-------- Dataset excerpt

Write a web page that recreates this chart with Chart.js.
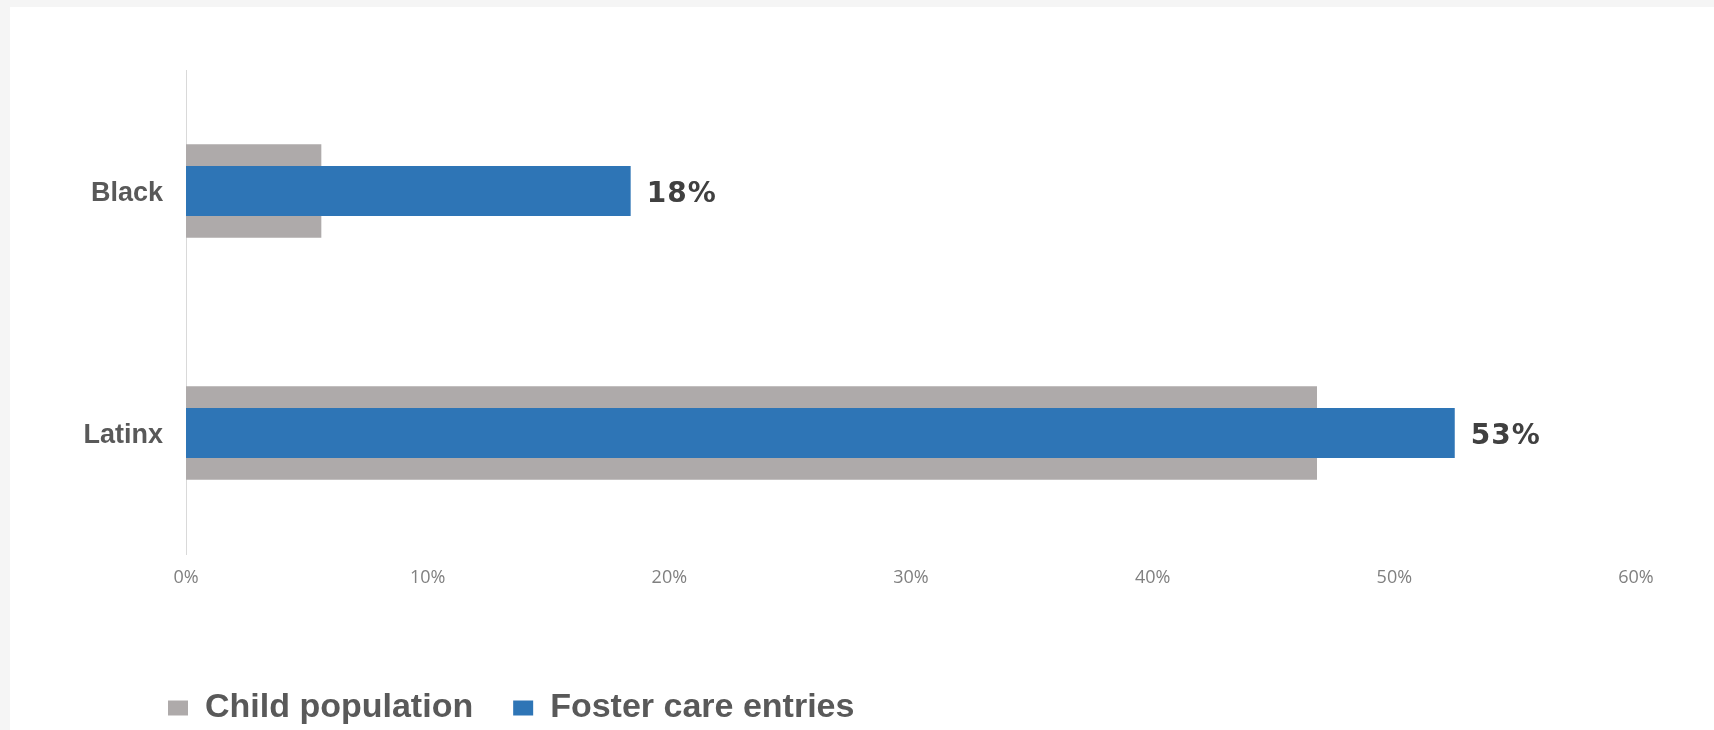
<!DOCTYPE html>
<html>
<head>
<meta charset="utf-8">
<script src="https://cdn.jsdelivr.net/npm/chart.js@4.4.1/dist/chart.umd.min.js"></script>
<style>
  html, body { margin: 0; padding: 0; background: #f5f5f5; overflow: hidden; }
  #panel { position: absolute; left: 10px; top: 7px; width: 1704px; height: 723px; background: #fff; overflow: hidden; }
  #chart { display: block; }
</style>
</head>
<body>
<div id="panel"><canvas id="chart" width="1704" height="728"></canvas></div>
<script>
const groups = ["Black", "Latinx"]
const childPopulation = [5.6, 46.8]
const fosterEntries = [18.4, 52.5]
const xTicks = [0, 10, 20, 30, 40, 50, 60]

// labels at the end of the blue bars
const barLabels = {
  id: 'barLabels',
  afterDatasetsDraw(chart) {
    const ctx = chart.ctx
    const meta = chart.getDatasetMeta(1)
    ctx.save()
    ctx.font = "bold 28px 'DejaVu Sans'"
    ctx.letterSpacing = '1px'
    ctx.fillStyle = '#404040'
    ctx.textAlign = 'left'
    ctx.textBaseline = 'middle'
    meta.data.forEach(function(bar, i) {
      ctx.fillText(Math.round(fosterEntries[i]) + '%', bar.x + 16, bar.y + 4)
    })
    ctx.restore()
  }
}

// legend starts under the axis, not at the left edge of the canvas
const legendShift = {
  id: 'legendShift',
  afterLayout(chart) {
    chart.legend.left = 118
  }
}

Chart.defaults.devicePixelRatio = 1

const chart = new Chart('chart', {
  type: 'bar',
  data: {
    labels: groups,
    datasets: [
      {
        label: 'Child population',
        data: childPopulation,
        backgroundColor: '#aeaaaa',
        barPercentage: 0.387,
        categoryPercentage: 1,
        grouped: false,
        order: 2
      },
      {
        label: 'Foster care entries',
        data: fosterEntries,
        backgroundColor: '#2e75b6',
        barPercentage: 0.207,
        categoryPercentage: 1,
        grouped: false,
        order: 1
      }
    ]
  },
  options: {
    indexAxis: 'y',
    responsive: false,
    animation: false,
    layout: {
      padding: { left: 60, right: 78, top: 63, bottom: 0 }
    },
    scales: {
      x: {
        min: 0,
        max: 60,
        afterBuildTicks: function(scale) {
          scale.ticks = xTicks.map(function(v) { return { value: v } })
        },
        afterFit: function(scale) { scale.height = 97 },
        grid: { display: false, drawTicks: false },
        border: { display: false },
        ticks: {
          padding: 13,
          color: '#808080',
          font: { family: "'Open Sans'", size: 18 },
          callback: function(v) { return v + '%' }
        }
      },
      y: {
        afterFit: function(scale) { scale.width = 116 },
        grid: { display: false, drawTicks: false },
        border: { display: true, color: '#d9d9d9', width: 1 },
        ticks: {
          padding: 23,
          labelOffset: 3,
          color: '#595959',
          font: { family: "'Liberation Sans'", size: 27, weight: 'bold' }
        }
      }
    },
    plugins: {
      legend: {
        position: 'bottom',
        align: 'start',
        labels: {
          boxWidth: 20,
          boxHeight: 15,
          padding: 40,
          color: '#595959',
          font: { family: "'Liberation Sans'", size: 34, weight: 'bold' },
          sort: function(a, b) { return a.datasetIndex - b.datasetIndex }
        }
      },
      tooltip: { enabled: false }
    }
  },
  plugins: [barLabels, legendShift]
})
</script>
</body>
</html>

----------------

### Your instructions
All of the lines above should be printed exactly, minus the pictures.

### Exercise output
Write a web page that recreates this chart with Chart.js.
<!DOCTYPE html>
<html>
<head>
<meta charset="utf-8">
<script src="https://cdn.jsdelivr.net/npm/chart.js@4.4.1/dist/chart.umd.min.js"></script>
<style>
  html, body { margin: 0; padding: 0; background: #f5f5f5; overflow: hidden; }
  #panel { position: absolute; left: 10px; top: 7px; width: 1704px; height: 723px; background: #fff; overflow: hidden; }
  #chart { display: block; }
</style>
</head>
<body>
<div id="panel"><canvas id="chart" width="1704" height="728"></canvas></div>
<script>
const groups = ["Black", "Latinx"]
const childPopulation = [5.6, 46.8]
const fosterEntries = [18.4, 52.5]
const xTicks = [0, 10, 20, 30, 40, 50, 60]

// labels at the end of the blue bars
const barLabels = {
  id: 'barLabels',
  afterDatasetsDraw(chart) {
    const ctx = chart.ctx
    const meta = chart.getDatasetMeta(1)
    ctx.save()
    ctx.font = "bold 28px 'DejaVu Sans'"
    ctx.letterSpacing = '1px'
    ctx.fillStyle = '#404040'
    ctx.textAlign = 'left'
    ctx.textBaseline = 'middle'
    meta.data.forEach(function(bar, i) {
      ctx.fillText(Math.round(fosterEntries[i]) + '%', bar.x + 16, bar.y + 4)
    })
    ctx.restore()
  }
}

// legend starts under the axis, not at the left edge of the canvas
const legendShift = {
  id: 'legendShift',
  afterLayout(chart) {
    chart.legend.left = 118
  }
}

Chart.defaults.devicePixelRatio = 1

const chart = new Chart('chart', {
  type: 'bar',
  data: {
    labels: groups,
    datasets: [
      {
        label: 'Child population',
        data: childPopulation,
        backgroundColor: '#aeaaaa',
        barPercentage: 0.387,
        categoryPercentage: 1,
        grouped: false,
        order: 2
      },
      {
        label: 'Foster care entries',
        data: fosterEntries,
        backgroundColor: '#2e75b6',
        barPercentage: 0.207,
        categoryPercentage: 1,
        grouped: false,
        order: 1
      }
    ]
  },
  options: {
    indexAxis: 'y',
    responsive: false,
    animation: false,
    layout: {
      padding: { left: 60, right: 78, top: 63, bottom: 0 }
    },
    scales: {
      x: {
        min: 0,
        max: 60,
        afterBuildTicks: function(scale) {
          scale.ticks = xTicks.map(function(v) { return { value: v } })
        },
        afterFit: function(scale) { scale.height = 97 },
        grid: { display: false, drawTicks: false },
        border: { display: false },
        ticks: {
          padding: 13,
          color: '#808080',
          font: { family: "'Open Sans'", size: 18 },
          callback: function(v) { return v + '%' }
        }
      },
      y: {
        afterFit: function(scale) { scale.width = 116 },
        grid: { display: false, drawTicks: false },
        border: { display: true, color: '#d9d9d9', width: 1 },
        ticks: {
          padding: 23,
          labelOffset: 3,
          color: '#595959',
          font: { family: "'Liberation Sans'", size: 27, weight: 'bold' }
        }
      }
    },
    plugins: {
      legend: {
        position: 'bottom',
        align: 'start',
        labels: {
          boxWidth: 20,
          boxHeight: 15,
          padding: 40,
          color: '#595959',
          font: { family: "'Liberation Sans'", size: 34, weight: 'bold' },
          sort: function(a, b) { return a.datasetIndex - b.datasetIndex }
        }
      },
      tooltip: { enabled: false }
    }
  },
  plugins: [barLabels, legendShift]
})
</script>
</body>
</html>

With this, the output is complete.